## AVAILABLE RECORDS
---------------
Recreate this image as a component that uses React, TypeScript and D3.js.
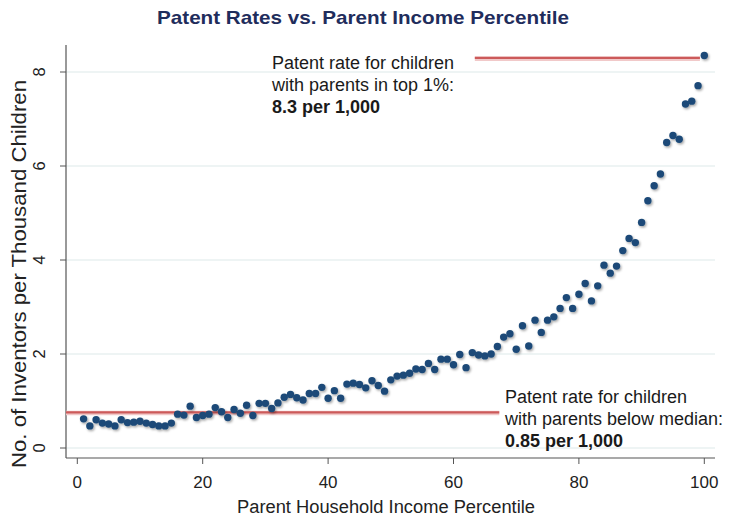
import React, { useEffect, useRef } from "react";
import * as d3 from "d3";

// patent rate per 1,000 children, parent income percentiles 1..100
const patentRates = [
  0.62, 0.47, 0.6, 0.53, 0.51, 0.47, 0.6, 0.54, 0.55, 0.57,
  0.53, 0.5, 0.47, 0.47, 0.53, 0.72, 0.7, 0.89, 0.65, 0.69,
  0.72, 0.86, 0.77, 0.65, 0.82, 0.74, 0.91, 0.69, 0.95, 0.95,
  0.84, 0.96, 1.08, 1.14, 1.07, 1.02, 1.16, 1.16, 1.29, 1.06,
  1.22, 1.06, 1.36, 1.38, 1.35, 1.28, 1.43, 1.33, 1.21, 1.45,
  1.53, 1.55, 1.59, 1.68, 1.67, 1.8, 1.67, 1.89, 1.89, 1.77,
  1.99, 1.71, 2.03, 1.98, 1.96, 2.0, 2.16, 2.36, 2.43, 2.1,
  2.6, 2.17, 2.72, 2.46, 2.72, 2.79, 2.97, 3.2, 2.97, 3.27,
  3.5, 3.13, 3.45, 3.89, 3.72, 3.87, 4.2, 4.46, 4.37, 4.8,
  5.26, 5.58, 5.83, 6.5, 6.65, 6.57, 7.32, 7.38, 7.71, 8.35,
];
const percentiles = patentRates.map((_, i) => i + 1);

const xTicks = [0, 20, 40, 60, 80, 100];
const yTicks = [0, 2, 4, 6, 8];

// reference lines: [from percentile, to percentile, level]
const topLine = [63.4, 99.3, 8.3];
const bottomLine = [-1.8, 67.3, 0.76];

const topNote = ["Patent rate for children", "with parents in top 1%:", "8.3 per 1,000"];
const bottomNote = ["Patent rate for children", "with parents below median:", "0.85 per 1,000"];

const W = 730;
const H = 517;
const font = "'Liberation Sans', Arial, Helvetica, sans-serif";

export default function App() {
  const ref = useRef<SVGSVGElement>(null);

  useEffect(() => {
    const svg = d3.select(ref.current);
    svg.selectAll("*").remove();

    const x = d3.scaleLinear().domain([0, 100]).range([77.3, 704.3]);
    const y = d3.scaleLinear().domain([0, 8]).range([448, 72]);
    const axisX = 66;
    const axisY = 458;
    const plotRight = 715;

    const defs = svg.append("defs");
    const f = defs
      .append("filter")
      .attr("id", "shadow")
      .attr("filterUnits", "userSpaceOnUse")
      .attr("x", 0)
      .attr("y", 0)
      .attr("width", W)
      .attr("height", H);
    f.append("feDropShadow")
      .attr("dx", 1.2)
      .attr("dy", 1.5)
      .attr("stdDeviation", 1)
      .attr("flood-color", "#000")
      .attr("flood-opacity", 0.35);

    // title
    svg
      .append("text")
      .attr("x", 157)
      .attr("y", 24)
      .attr("textLength", 412)
      .attr("lengthAdjust", "spacingAndGlyphs")
      .style("font-family", font)
      .style("font-size", "19px")
      .style("font-weight", "bold")
      .style("fill", "#1f2d5c")
      .text("Patent Rates vs. Parent Income Percentile");

    // gridlines
    svg
      .append("g")
      .selectAll("line")
      .data(yTicks)
      .join("line")
      .attr("x1", axisX)
      .attr("x2", plotRight)
      .attr("y1", (d) => y(d))
      .attr("y2", (d) => y(d))
      .attr("stroke", "#e8f0f1")
      .attr("stroke-width", 1.5);

    // y axis
    const ya = svg.append("g");
    ya.append("line")
      .attr("x1", axisX)
      .attr("x2", axisX)
      .attr("y1", 45)
      .attr("y2", axisY)
      .attr("stroke", "#555")
      .attr("stroke-width", 1.2);
    ya.selectAll(".tick")
      .data(yTicks)
      .join("line")
      .attr("x1", axisX - 6)
      .attr("x2", axisX)
      .attr("y1", (d) => y(d))
      .attr("y2", (d) => y(d))
      .attr("stroke", "#555");
    ya.selectAll("text")
      .data(yTicks)
      .join("text")
      .attr("transform", (d) => `translate(45,${y(d)}) rotate(-90)`)
      .attr("text-anchor", "middle")
      .style("font-family", font)
      .style("font-size", "16.5px")
      .style("fill", "#222")
      .text((d) => d);

    svg
      .append("text")
      .attr("transform", "translate(26,468) rotate(-90)")
      .attr("textLength", 388)
      .attr("lengthAdjust", "spacingAndGlyphs")
      .style("font-family", font)
      .style("font-size", "20px")
      .style("fill", "#222")
      .text("No. of Inventors per Thousand Children");

    // x axis
    const xa = svg.append("g");
    xa.append("line")
      .attr("x1", axisX)
      .attr("x2", plotRight)
      .attr("y1", axisY)
      .attr("y2", axisY)
      .attr("stroke", "#555")
      .attr("stroke-width", 1.2);
    xa.selectAll(".tick")
      .data(xTicks)
      .join("line")
      .attr("x1", (d) => x(d))
      .attr("x2", (d) => x(d))
      .attr("y1", axisY)
      .attr("y2", axisY + 6)
      .attr("stroke", "#555");
    xa.selectAll("text")
      .data(xTicks)
      .join("text")
      .attr("x", (d) => x(d))
      .attr("y", 488)
      .attr("text-anchor", "middle")
      .style("font-family", font)
      .style("font-size", "17px")
      .style("fill", "#222")
      .text((d) => d);

    svg
      .append("text")
      .attr("x", 237)
      .attr("y", 513)
      .attr("textLength", 298)
      .attr("lengthAdjust", "spacingAndGlyphs")
      .style("font-family", font)
      .style("font-size", "18px")
      .style("fill", "#222")
      .text("Parent Household Income Percentile");

    // reference lines (soft halo under a solid red line)
    const refs = svg.append("g");
    refs
      .selectAll(".halo")
      .data([topLine, bottomLine])
      .join("line")
      .attr("x1", (d) => Math.max(axisX, x(d[0])))
      .attr("x2", (d) => x(d[1]))
      .attr("y1", (d) => y(d[2]) + 0.8)
      .attr("y2", (d) => y(d[2]) + 0.8)
      .attr("stroke", "#f1c9c9")
      .attr("stroke-width", 4.5);
    refs
      .selectAll(".main")
      .data([topLine, bottomLine])
      .join("line")
      .attr("x1", (d) => Math.max(axisX, x(d[0])))
      .attr("x2", (d) => x(d[1]))
      .attr("y1", (d) => y(d[2]))
      .attr("y2", (d) => y(d[2]))
      .attr("stroke", "#cc5a5a")
      .attr("stroke-width", 2.2);

    // points
    svg
      .append("g")
      .attr("filter", "url(#shadow)")
      .selectAll("circle")
      .data(patentRates)
      .join("circle")
      .attr("cx", (_, i) => x(percentiles[i]))
      .attr("cy", (d) => y(d))
      .attr("r", 3.7)
      .attr("fill", "#1c4a78");

    // annotations
    const note = (lines: string[], x0: number, y0: number) => {
      const g = svg
        .append("g")
        .style("font-family", font)
        .style("font-size", "18px")
        .style("fill", "#1a1a1a");
      g.selectAll("text")
        .data(lines)
        .join("text")
        .attr("x", x0)
        .attr("y", (_, i) => y0 + i * 22)
        .style("font-weight", (_, i) => (i === 2 ? "bold" : "normal"))
        .text((d) => d);
    };
    note(topNote, 272, 69);
    note(bottomNote, 505, 403);
  }, []);

  return (
    <div style={{ position: "fixed", left: 0, top: 0, background: "#fff" }}>
      <svg ref={ref} width={W} height={H} style={{ display: "block" }} />
    </div>
  );
}
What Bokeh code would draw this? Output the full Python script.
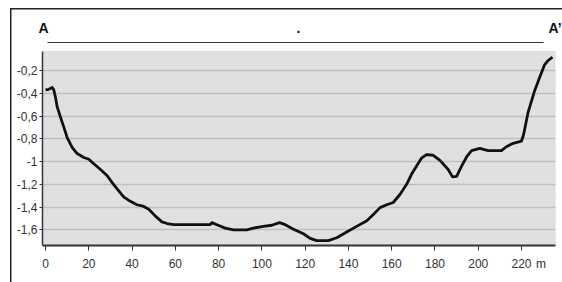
from bokeh.plotting import figure
from bokeh.models import Range1d, FixedTicker, BoxAnnotation, LinearAxis
from bokeh.embed import file_html
from bokeh.resources import INLINE

# Profile A - A' : distance (m) and elevation
dist = [0, 1.5, 3.1, 3.8, 4.6, 5.4, 6.9, 8.5, 10, 12.3,
        14.6, 17.7, 20, 22.3, 25.4, 28.5, 30.8, 33.1, 36.1, 39.2,
        42.3, 45.4, 47.7, 50.8, 53.8, 56.2, 59.2, 71.5, 76.1, 76.9,
        79.2, 83, 86.9, 93, 96.1, 100.7, 104.6, 108.1, 110.8, 114.6,
        119.2, 122.3, 125.4, 130.7, 134.6, 139.2, 143.8, 148.5, 151.5, 154.6,
        157.7, 160.7, 163.8, 166.9, 169.2, 171.5, 173.8, 176.1, 179.2, 182.3,
        186.1, 188.1, 190, 192.3, 194.6, 196.9, 200.7, 204.6, 210.7, 213,
        216.1, 220, 221, 223, 226.1, 228.4, 230.7, 232.3, 234.3]
elev = [-0.37, -0.365, -0.35, -0.37, -0.435, -0.52, -0.61, -0.70, -0.79, -0.875,
        -0.93, -0.965, -0.98, -1.02, -1.07, -1.125, -1.185, -1.24, -1.31, -1.35,
        -1.38, -1.395, -1.42, -1.48, -1.53, -1.545, -1.555, -1.555, -1.555, -1.537,
        -1.555, -1.585, -1.6, -1.6, -1.585, -1.57, -1.56, -1.537, -1.555, -1.595,
        -1.635, -1.675, -1.695, -1.695, -1.67, -1.62, -1.57, -1.52, -1.465, -1.405,
        -1.38, -1.36, -1.29, -1.20, -1.11, -1.04, -0.97, -0.94, -0.945, -0.99,
        -1.07, -1.135, -1.13, -1.04, -0.96, -0.905, -0.885, -0.905, -0.905, -0.87,
        -0.84, -0.82, -0.76, -0.57, -0.375, -0.26, -0.148, -0.112, -0.082]

x_ticks = [0, 20, 40, 60, 80, 100, 120, 140, 160, 180, 200, 220]
x_unit_pos = 229
x_unit_label = "m"
y_ticks = [-1.6, -1.4, -1.2, -1.0, -0.8, -0.6, -0.4, -0.2]
y_tick_labels = ["-1,6", "-1,4", "-1,2", "-1", "-0,8", "-0,6", "-0,4", "-0,2"]

# section end labels along the top line
sec_pos = [-0.92, 116.9, 235.5]
sec_labels = ["A", ".", "A’"]
sec_line = (0.92, 230.2)

x_lo, x_hi = -1.4, 235.7
y_lo, y_panel_top, y_hi = -1.738, -0.033, 0.046

FONT = "Liberation Sans"
INK = "#333333"

p = figure(width=562, height=282, output_backend="svg", toolbar_location=None,
           x_range=Range1d(x_lo, x_hi), y_range=Range1d(y_lo, y_hi),
           min_border_left=42, min_border_right=7, min_border_top=42, min_border_bottom=37)

p.border_fill_color = None
p.background_fill_color = None
p.outline_line_color = None
p.styles = {"background": "linear-gradient(#222,#222) 10px 8px / 1.5px 100% no-repeat, "
                          "linear-gradient(#222,#222) 10px 8px / 100% 1.5px no-repeat, white"}

# grey plotting panel
p.add_layout(BoxAnnotation(top=y_panel_top, fill_color="#e0e0e0", fill_alpha=1,
                           line_color="#a8a8a8", line_width=1, level="image"))

p.xgrid.grid_line_color = None
p.ygrid.grid_line_color = "#a0a0a0"
p.ygrid.grid_line_width = 1.5
p.ygrid.grid_line_dash = "1 1"

p.xaxis.ticker = FixedTicker(ticks=x_ticks + [x_unit_pos], minor_ticks=x_ticks)
p.xaxis.major_label_overrides = {x_unit_pos: x_unit_label}
p.yaxis.ticker = FixedTicker(ticks=y_ticks)
p.yaxis.major_label_overrides = {t: l for t, l in zip(y_ticks, y_tick_labels)}
p.yaxis.bounds = (y_lo, y_panel_top)

for ax in (p.xaxis[0], p.yaxis[0]):
    ax.axis_line_color = INK
    ax.major_label_text_font = FONT
    ax.major_label_text_font_size = "12px"
    ax.major_label_text_color = INK

p.xaxis.axis_line_width = 2
p.xaxis.major_tick_line_color = None
p.xaxis.minor_tick_line_color = INK
p.xaxis.minor_tick_in = 0
p.xaxis.minor_tick_out = 5
p.xaxis.major_tick_out = 5
p.xaxis.major_tick_in = 0
p.xaxis.major_label_standoff = 6

p.yaxis.axis_line_width = 1.5
p.yaxis.major_tick_line_color = INK
p.yaxis.minor_tick_line_color = None
p.yaxis.major_tick_in = 0
p.yaxis.major_tick_out = 3
p.yaxis.major_label_standoff = 2

top = LinearAxis(ticker=FixedTicker(ticks=sec_pos), bounds=sec_line,
                 major_label_overrides={k: v for k, v in zip(sec_pos, sec_labels)},
                 axis_line_color=INK, axis_line_width=1,
                 major_tick_line_color=None, minor_tick_line_color=None,
                 major_tick_in=0, major_tick_out=0,
                 major_label_text_font=FONT, major_label_text_font_size="14px",
                 major_label_text_font_style="bold", major_label_text_color="#111111",
                 major_label_text_align="right", major_label_standoff=7)
p.add_layout(top, "above")

p.line(dist, elev, line_color="#111111", line_width=2.8, line_join="round")

open("out.html", "w").write(file_html(p, INLINE))
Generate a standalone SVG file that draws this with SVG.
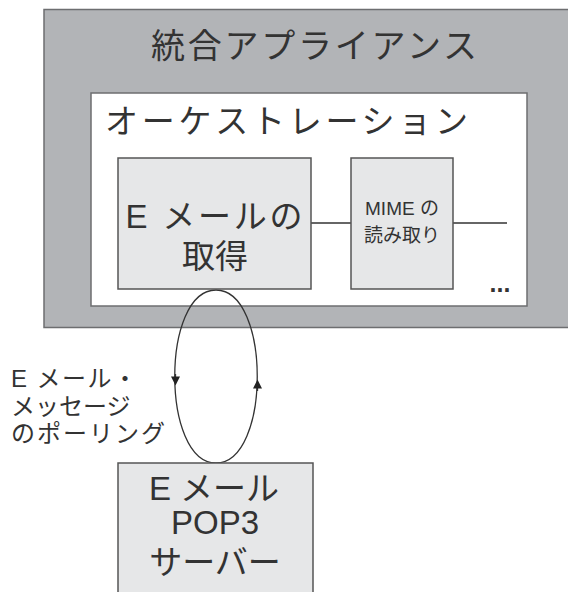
<svg xmlns="http://www.w3.org/2000/svg" width="568" height="592" viewBox="0 0 568 592">
<style>
.t{font-family:"Liberation Sans","Noto Sans CJK JP",sans-serif;fill:#333;}
.box{fill:#e6e7e8;stroke:#555;stroke-width:1.5;}
.ln{stroke:#333;stroke-width:1.3;fill:none;}
</style>
<defs>
<marker id="ah" viewBox="0 0 10 10" refX="5" refY="5" markerUnits="userSpaceOnUse" markerWidth="10" markerHeight="9" orient="auto">
<path d="M0,0 L10,5 L0,10 z" fill="#222"/>
</marker>
</defs>
<rect width="568" height="592" fill="#fff"/>
<g id="appliance">
<rect x="44" y="9.5" width="530" height="318" fill="#b2b4b7" stroke="#6d6e70" stroke-width="1.5"/>
<text class="t" x="314" y="58" font-size="34" text-anchor="middle" textLength="326" lengthAdjust="spacing">統合アプライアンス</text>
</g>
<g id="orchestration">
<rect x="91" y="93" width="436" height="213" fill="#fff" stroke="#6d6e70" stroke-width="1.5"/>
<text class="t" x="105" y="133" font-size="33" textLength="363" lengthAdjust="spacing">オーケストレーション</text>
<text class="t" x="500" y="292" font-size="25" text-anchor="middle" font-weight="bold">...</text>
</g>
<g id="connectors">
<line class="ln" x1="311" y1="223" x2="351" y2="223"/>
<line class="ln" x1="453" y1="223" x2="507" y2="223"/>
<path class="ln" d="M216,290 C161,290 161,463 216,463 C271,463 271,290 216,290 Z"/>
<path class="ln" d="M175.5,374 L175.5,381" marker-end="url(#ah)"/>
<path class="ln" d="M257.5,391 L257.5,384" marker-end="url(#ah)"/>
</g>
<g id="fetch">
<rect class="box" x="118" y="158" width="193" height="131"/>
<text class="t" x="214" y="228" font-size="33" text-anchor="middle" textLength="177" lengthAdjust="spacing">E メールの</text>
<text class="t" x="215" y="268" font-size="33" text-anchor="middle">取得</text>
</g>
<g id="mime">
<rect class="box" x="351" y="158" width="102" height="131"/>
<text class="t" x="402" y="215" font-size="19" text-anchor="middle">MIME の</text>
<text class="t" x="402" y="242" font-size="19" text-anchor="middle">読み取り</text>
</g>
<g id="polling-label">
<text class="t" x="11" y="387" font-size="24" textLength="126" lengthAdjust="spacing">E メール・</text>
<text class="t" x="11" y="415" font-size="24">メッセージ</text>
<text class="t" x="11" y="442" font-size="24" textLength="154" lengthAdjust="spacing">のポーリング</text>
</g>
<g id="pop3">
<rect class="box" x="118" y="463" width="195" height="140"/>
<text class="t" x="214" y="500" font-size="33" text-anchor="middle">E メール</text>
<text class="t" x="215" y="534" font-size="33" text-anchor="middle">POP3</text>
<text class="t" x="215" y="574" font-size="33" text-anchor="middle">サーバー</text>
</g>
</svg>
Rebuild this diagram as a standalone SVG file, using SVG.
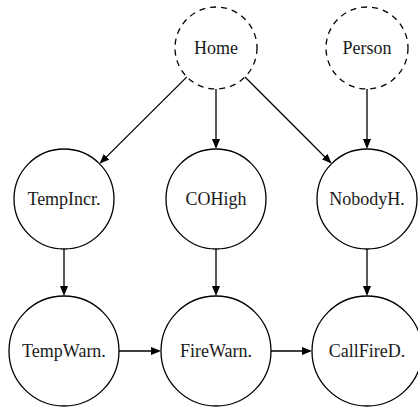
<svg xmlns="http://www.w3.org/2000/svg" width="418" height="407" viewBox="0 0 418 407">
<style>
.n{fill:#fff;stroke:#000;stroke-width:1.3}
.d{stroke-dasharray:6 5}
.t{font-family:"Liberation Serif","Times New Roman",serif;font-size:18px;fill:#1a1a1a;text-anchor:middle}
.e{stroke:#000;stroke-width:1.3;fill:none;marker-end:url(#ah)}
</style>
<defs>
<marker id="ah" markerUnits="userSpaceOnUse" markerWidth="12" markerHeight="10" refX="8" refY="4" orient="auto">
<path d="M0,0 L10,4 L0,8 z" fill="#000"/>
</marker>
</defs>
<rect width="418" height="407" fill="#fff"/>
<g id="connectors">
<line class="e" x1="186.9" y1="76.9" x2="100.9" y2="162.4"/>
<line class="e" x1="216" y1="89" x2="216" y2="147"/>
<line class="e" x1="245" y1="77" x2="330.2" y2="162.2"/>
<line class="e" x1="367" y1="89" x2="367" y2="147"/>
<line class="e" x1="64" y1="249" x2="64" y2="294"/>
<line class="e" x1="216" y1="249" x2="216" y2="294"/>
<line class="e" x1="367" y1="249" x2="367" y2="294"/>
<line class="e" x1="119" y1="351" x2="159" y2="351"/>
<line class="e" x1="271" y1="351" x2="310" y2="351"/>
</g>
<g id="Home"><circle class="n d" cx="216" cy="48" r="41"/><text class="t" x="216" y="54">Home</text></g>
<g id="Person"><circle class="n d" cx="367" cy="48" r="41"/><text class="t" x="367" y="54">Person</text></g>
<g id="TempIncr"><circle class="n" cx="64" cy="199" r="50"/><text class="t" x="64" y="205">TempIncr.</text></g>
<g id="COHigh"><circle class="n" cx="216" cy="199" r="50"/><text class="t" x="216" y="205">COHigh</text></g>
<g id="NobodyH"><circle class="n" cx="367" cy="199" r="50"/><text class="t" x="367" y="205">NobodyH.</text></g>
<g id="TempWarn"><circle class="n" cx="64" cy="351" r="55"/><text class="t" x="64" y="357">TempWarn.</text></g>
<g id="FireWarn"><circle class="n" cx="216" cy="351" r="55"/><text class="t" x="216" y="357">FireWarn.</text></g>
<g id="CallFireD"><circle class="n" cx="367" cy="351" r="55"/><text class="t" x="367" y="357">CallFireD.</text></g>
</svg>
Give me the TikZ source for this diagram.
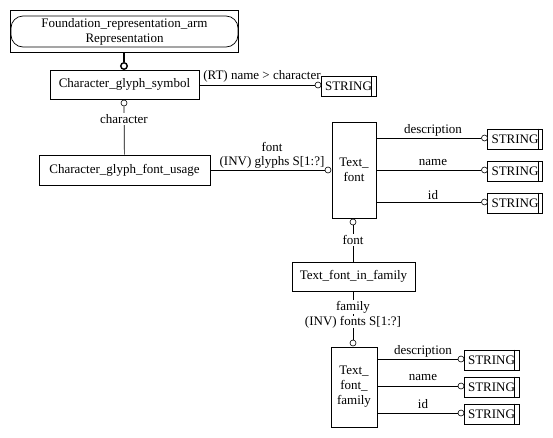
\documentclass[tikz,border=0pt]{standalone}
\usepackage{fontspec}
\setmainfont{Liberation Serif}
\begin{document}
\begin{tikzpicture}[x=1pt,y=-1pt,
  every node/.style={font=\fontsize{13}{15}\selectfont},
  ent/.style={draw, rectangle, line width=0.7pt, inner sep=0pt, align=center},
  ring/.style={circle, draw, fill=white, inner sep=0pt, minimum size=6pt, line width=0.6pt},
  strbox/.style={draw, rectangle, line width=0.7pt, inner sep=0pt, minimum width=55pt, minimum height=20pt},
  lbl/.style={fill=white, inner sep=1pt},
  conn/.style={line width=0.7pt}]
\useasboundingbox (0,0) rectangle (553,437);
% top
\node[ent, minimum width=228pt, minimum height=42pt] (foundout) at (124,31) {};
\node[ent, rounded corners=12pt, minimum width=227pt, minimum height=31pt] (found) at (124.5,31.5) {Foundation\_representation\_arm\\Representation};
\node[ent, minimum width=149pt, minimum height=29pt] (cgs) at (124.5,84.5) {Character\_glyph\_symbol};
\node[ring, line width=1.4pt, minimum size=6.5pt] (r0) at (124,66) {};
\draw[line width=1.6pt] (foundout.south) -- (r0);
% name string
\node[strbox] (s0) at (348.5,86.5) {STRING\hspace{5pt}};
\draw[conn] ([xshift=-5pt]s0.north east) -- ([xshift=-5pt]s0.south east);
\node[ring] (rs0) at (318,85) {};
\draw[conn] (rs0 -| cgs.east) -- (rs0);
\node[inner sep=0pt] (l0) at (262,76) {(RT) name > character};
% character
\node[ent, minimum width=171pt, minimum height=30pt] (cgfu) at (124.5,170) {Character\_glyph\_font\_usage};
\node[ring] (r1) at (124,103) {};
\draw[conn] (r1) -- (cgfu);
\node[lbl] (l1) at (124,119) {character};
% Text_font
\node[ent, minimum width=44pt, minimum height=96pt] (tf) at (354,170) {Text\_\\font};
\node[ring] (r2) at (328,170) {};
\draw[conn] (cgfu.east) -- (r2);
\node[inner sep=0pt] (l2) at (272,147) {font};
\node[inner sep=0pt] (l3) at (272,162) {(INV) glyphs S[1:?]};
% Text_font attributes
\foreach \i/\y/\t/\ly in {1/138/description/130, 2/170/name/162, 3/202/id/195} {
  \node[strbox] (ts\i) at (515,\y+1) {STRING\hspace{5pt}};
  \draw[conn] ([xshift=-5pt]ts\i.north east) -- ([xshift=-5pt]ts\i.south east);
  \node[ring] (tr\i) at (484.5,\y) {};
  \draw[conn] (tr\i -| tf.east) -- (tr\i);
  \node[inner sep=0pt] (tl\i) at (433,\ly) {\t};
}
% Text_font_in_family
\node[ent, minimum width=123pt, minimum height=29pt] (tfif) at (353.5,276.5) {Text\_font\_in\_family};
\node[ring] (r3) at (353,222) {};
\draw[conn] (r3) -- (r3 |- tfif.north);
\node[lbl] (l4) at (353,240) {font};
% Text_font_family
\node[ent, minimum width=46pt, minimum height=80pt] (tff) at (354,387) {Text\_\\font\_\\family};
\node[ring] (r4) at (353,343) {};
\draw[conn] (r4 |- tfif.south) -- (r4);
\node[lbl] (l5) at (353,307) {family};
\node[lbl, inner sep=0.5pt] (l6) at (353,322) {(INV) fonts S[1:?]};
\foreach \i/\y/\t/\ly in {1/359/description/351, 2/386/name/377, 3/413/id/404} {
  \node[strbox] (fs\i) at (491.5,\y+1) {STRING\hspace{5pt}};
  \draw[conn] ([xshift=-5pt]fs\i.north east) -- ([xshift=-5pt]fs\i.south east);
  \node[ring] (fr\i) at (461,\y) {};
  \draw[conn] (fr\i -| tff.east) -- (fr\i);
  \node[inner sep=0pt] (fl\i) at (423,\ly) {\t};
}
\end{tikzpicture}
\end{document}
---------------
## GOAL OF THE EXERCISE
Extract the stretch of lines that begins at the line with "What Bokeh code" and ends at the line with "min_border_right=7, min_border_top=42, min_border_bottom=37)", inclusive. Omit every picture.

## FINAL ANSWER
What Bokeh code would draw this? Output the full Python script.
from bokeh.plotting import figure
from bokeh.models import Range1d, FixedTicker, BoxAnnotation, LinearAxis
from bokeh.embed import file_html
from bokeh.resources import INLINE

# Profile A - A' : distance (m) and elevation
dist = [0, 1.5, 3.1, 3.8, 4.6, 5.4, 6.9, 8.5, 10, 12.3,
        14.6, 17.7, 20, 22.3, 25.4, 28.5, 30.8, 33.1, 36.1, 39.2,
        42.3, 45.4, 47.7, 50.8, 53.8, 56.2, 59.2, 71.5, 76.1, 76.9,
        79.2, 83, 86.9, 93, 96.1, 100.7, 104.6, 108.1, 110.8, 114.6,
        119.2, 122.3, 125.4, 130.7, 134.6, 139.2, 143.8, 148.5, 151.5, 154.6,
        157.7, 160.7, 163.8, 166.9, 169.2, 171.5, 173.8, 176.1, 179.2, 182.3,
        186.1, 188.1, 190, 192.3, 194.6, 196.9, 200.7, 204.6, 210.7, 213,
        216.1, 220, 221, 223, 226.1, 228.4, 230.7, 232.3, 234.3]
elev = [-0.37, -0.365, -0.35, -0.37, -0.435, -0.52, -0.61, -0.70, -0.79, -0.875,
        -0.93, -0.965, -0.98, -1.02, -1.07, -1.125, -1.185, -1.24, -1.31, -1.35,
        -1.38, -1.395, -1.42, -1.48, -1.53, -1.545, -1.555, -1.555, -1.555, -1.537,
        -1.555, -1.585, -1.6, -1.6, -1.585, -1.57, -1.56, -1.537, -1.555, -1.595,
        -1.635, -1.675, -1.695, -1.695, -1.67, -1.62, -1.57, -1.52, -1.465, -1.405,
        -1.38, -1.36, -1.29, -1.20, -1.11, -1.04, -0.97, -0.94, -0.945, -0.99,
        -1.07, -1.135, -1.13, -1.04, -0.96, -0.905, -0.885, -0.905, -0.905, -0.87,
        -0.84, -0.82, -0.76, -0.57, -0.375, -0.26, -0.148, -0.112, -0.082]

x_ticks = [0, 20, 40, 60, 80, 100, 120, 140, 160, 180, 200, 220]
x_unit_pos = 229
x_unit_label = "m"
y_ticks = [-1.6, -1.4, -1.2, -1.0, -0.8, -0.6, -0.4, -0.2]
y_tick_labels = ["-1,6", "-1,4", "-1,2", "-1", "-0,8", "-0,6", "-0,4", "-0,2"]

# section end labels along the top line
sec_pos = [-0.92, 116.9, 235.5]
sec_labels = ["A", ".", "A’"]
sec_line = (0.92, 230.2)

x_lo, x_hi = -1.4, 235.7
y_lo, y_panel_top, y_hi = -1.738, -0.033, 0.046

FONT = "Liberation Sans"
INK = "#333333"

p = figure(width=562, height=282, output_backend="svg", toolbar_location=None,
           x_range=Range1d(x_lo, x_hi), y_range=Range1d(y_lo, y_hi),
           min_border_left=42, min_border_right=7, min_border_top=42, min_border_bottom=37)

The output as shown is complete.